Type:: array, shape (n_features,)

n_components_

The number of components.

Type:: int

coef_

Weight vector(s).

Type:: array, shape (n_features,) or (n_classes, n_features)

intercept_

Intercept term.

Type:: array, shape (n_features,)

class_means_

Class means, estimated from the training set.

Type:: array, shape (n_classes, n_features)

classes_

Unique class labels.

Type:: array, shape (n_classes,)

References

W. Wang et al. Penalized Fisher Discriminant Analysis and its Application to Image-Based Morphometry. Pattern Recognit. Lett., 32(15):2128-35, 2011

decision_function(X)[source]

Predict confidence scores for samples.

The confidence score for a sample is the signed distance of that sample to the hyperplane.

Parameters:: X (array, shape (n_samples, n_features)) – Input data.
Returns:: scores – else (n_samples, n_classes) Confidence scores per (sample, class) combination. In the binary case, confidence score for self.classes_[1] where >0 means this class would be predicted.
Return type:: array, shape=(n_samples,) if n_classes == 2

fit(X, y)[source]

Fit PLDA model according to the given training data and parameters.

Parameters:

X (array, shape (n_samples, n_features)) – Training data.
y (array, shape (n_samples,)) – Target values.

fit_transform(X, y)[source]

Fit the model with X and transform X.

Parameters:

X (array, shape (n_samples, n_features)) – Training data.
y (array, shape (n_samples,)) – Target values.

Returns:

X_new – Transformed data.

Return type:

array, shape (n_samples, n_components)

inverse_transform(X)[source]

Transform data back to its original space.

Note: If n_components is less than the maximum, information will be lost, so reconstructed data will not exactly match the original data.

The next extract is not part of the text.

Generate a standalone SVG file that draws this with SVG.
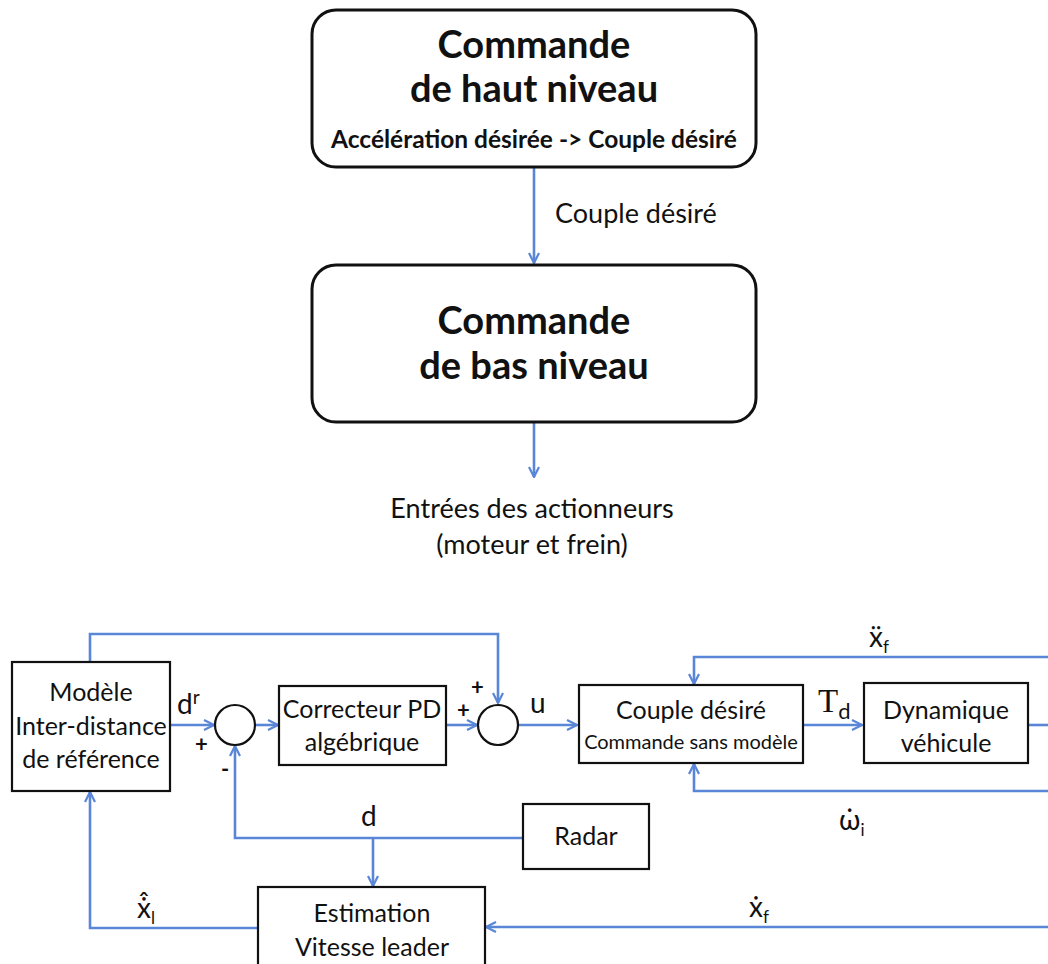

Parameters:: X (array shape (n_samples, n_components)) – New data.
Returns:: X_original – Data transformed back into original space.
Return type:: array, shape (n_samples, n_features)

predict(X)[source]

Predict class labels for samples in X.

Parameters:: X (array, shape (n_samples, n_features)) – Input data.
Returns:: C – Predicted class label per sample.
Return type:: array, shape (n_samples,)

predict_log_proba(X)[source]

Estimate log probability.

Parameters:: X (array, shape (n_samples, n_features)) – Input data.
Returns:: C – Estimated log probabilities.
Return type:: array, shape (n_samples, n_classes)

predict_proba(X)[source]

Estimate probability.

Parameters:: X (array, shape (n_samples, n_features)) – Input data.
Returns:: C – Estimated probabilities.
Return type:: array, shape (n_samples, n_classes)

predict_transformed(X_trans)[source]

Predict class labels for data that have already been transformed by self.transform(X).

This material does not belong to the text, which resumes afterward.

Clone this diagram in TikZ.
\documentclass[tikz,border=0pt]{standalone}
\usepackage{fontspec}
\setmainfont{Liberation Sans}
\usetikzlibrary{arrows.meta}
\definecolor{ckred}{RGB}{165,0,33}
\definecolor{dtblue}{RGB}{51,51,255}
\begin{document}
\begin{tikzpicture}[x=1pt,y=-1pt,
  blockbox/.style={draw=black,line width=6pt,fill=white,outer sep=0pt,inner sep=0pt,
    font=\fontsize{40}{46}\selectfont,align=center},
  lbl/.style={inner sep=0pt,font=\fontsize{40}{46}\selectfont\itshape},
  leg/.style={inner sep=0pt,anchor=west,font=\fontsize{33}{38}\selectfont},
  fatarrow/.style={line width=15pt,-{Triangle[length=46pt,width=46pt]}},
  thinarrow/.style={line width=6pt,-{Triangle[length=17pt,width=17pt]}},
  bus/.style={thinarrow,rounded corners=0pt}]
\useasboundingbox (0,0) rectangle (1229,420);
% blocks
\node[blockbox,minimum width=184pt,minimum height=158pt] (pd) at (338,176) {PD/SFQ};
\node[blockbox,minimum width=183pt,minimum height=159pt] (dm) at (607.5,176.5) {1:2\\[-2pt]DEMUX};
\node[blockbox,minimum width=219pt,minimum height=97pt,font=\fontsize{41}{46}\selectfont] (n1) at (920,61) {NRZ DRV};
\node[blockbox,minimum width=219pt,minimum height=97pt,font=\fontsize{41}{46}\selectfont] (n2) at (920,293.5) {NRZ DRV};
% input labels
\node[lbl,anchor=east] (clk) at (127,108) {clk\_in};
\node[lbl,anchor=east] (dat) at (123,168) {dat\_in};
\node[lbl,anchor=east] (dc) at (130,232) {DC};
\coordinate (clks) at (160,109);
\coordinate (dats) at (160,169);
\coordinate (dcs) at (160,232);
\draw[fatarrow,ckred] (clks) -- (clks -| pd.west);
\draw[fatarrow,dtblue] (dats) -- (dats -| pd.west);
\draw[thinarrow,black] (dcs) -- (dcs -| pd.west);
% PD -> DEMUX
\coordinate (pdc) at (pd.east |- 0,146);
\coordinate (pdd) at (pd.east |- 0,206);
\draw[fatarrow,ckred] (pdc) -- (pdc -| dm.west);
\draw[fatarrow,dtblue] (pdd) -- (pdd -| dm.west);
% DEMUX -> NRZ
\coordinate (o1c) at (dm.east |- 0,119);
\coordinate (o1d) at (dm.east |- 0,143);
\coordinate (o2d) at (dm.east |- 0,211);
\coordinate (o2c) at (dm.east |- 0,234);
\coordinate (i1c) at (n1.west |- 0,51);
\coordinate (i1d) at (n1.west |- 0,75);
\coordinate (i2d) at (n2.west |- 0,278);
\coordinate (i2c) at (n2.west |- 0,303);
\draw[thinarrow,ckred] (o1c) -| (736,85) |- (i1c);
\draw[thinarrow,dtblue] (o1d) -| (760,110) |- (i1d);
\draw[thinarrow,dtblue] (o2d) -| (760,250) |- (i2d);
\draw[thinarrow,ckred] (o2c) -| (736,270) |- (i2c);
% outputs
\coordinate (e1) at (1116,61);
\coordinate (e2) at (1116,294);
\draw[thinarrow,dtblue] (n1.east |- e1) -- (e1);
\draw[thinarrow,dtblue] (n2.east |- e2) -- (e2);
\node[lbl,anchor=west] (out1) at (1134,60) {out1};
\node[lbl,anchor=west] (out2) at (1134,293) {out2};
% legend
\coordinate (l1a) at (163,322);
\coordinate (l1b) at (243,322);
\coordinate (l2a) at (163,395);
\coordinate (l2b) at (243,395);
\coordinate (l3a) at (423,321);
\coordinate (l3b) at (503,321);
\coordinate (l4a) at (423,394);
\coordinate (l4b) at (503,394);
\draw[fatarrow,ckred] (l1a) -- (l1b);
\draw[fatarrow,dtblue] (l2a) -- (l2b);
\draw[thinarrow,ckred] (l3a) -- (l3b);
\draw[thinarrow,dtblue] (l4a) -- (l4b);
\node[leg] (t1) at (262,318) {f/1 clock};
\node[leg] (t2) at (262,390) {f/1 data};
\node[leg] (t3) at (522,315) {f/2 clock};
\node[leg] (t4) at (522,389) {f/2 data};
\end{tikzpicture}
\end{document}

This is useful for plotting classification boundaries. Note: Due to arithemtic discrepancies, this may return slightly different class labels to self.predict(X).

Parameters:: X_trans (array, shape (n_samples, n_components)) – Test samples that have already been transformed into PLDA space.
Returns:: y – Predicted class labels for X_trans.
Return type:: array, shape (n_samples,)

score(X, y, sample_weight=None)[source]

Returns the mean accuracy on the given test data and labels.

Parameters:

X (array, shape (n_samples, n_features)) – Test samples.
y (array, shape (n_samples,)) – True labels for X.
sample_weight (array, shape (n_samples,), optional) – Sample weights.

Returns:

score – Mean accuracy of self.predict(X) w.r.t. y.

Return type:

float

transform(X)[source]

Transform data.

Parameters:: X (array, shape (n_samples, n_features)) – Input data.
Returns:: X_new – Transformed data.
Return type:: array, shape (n_samples, n_components)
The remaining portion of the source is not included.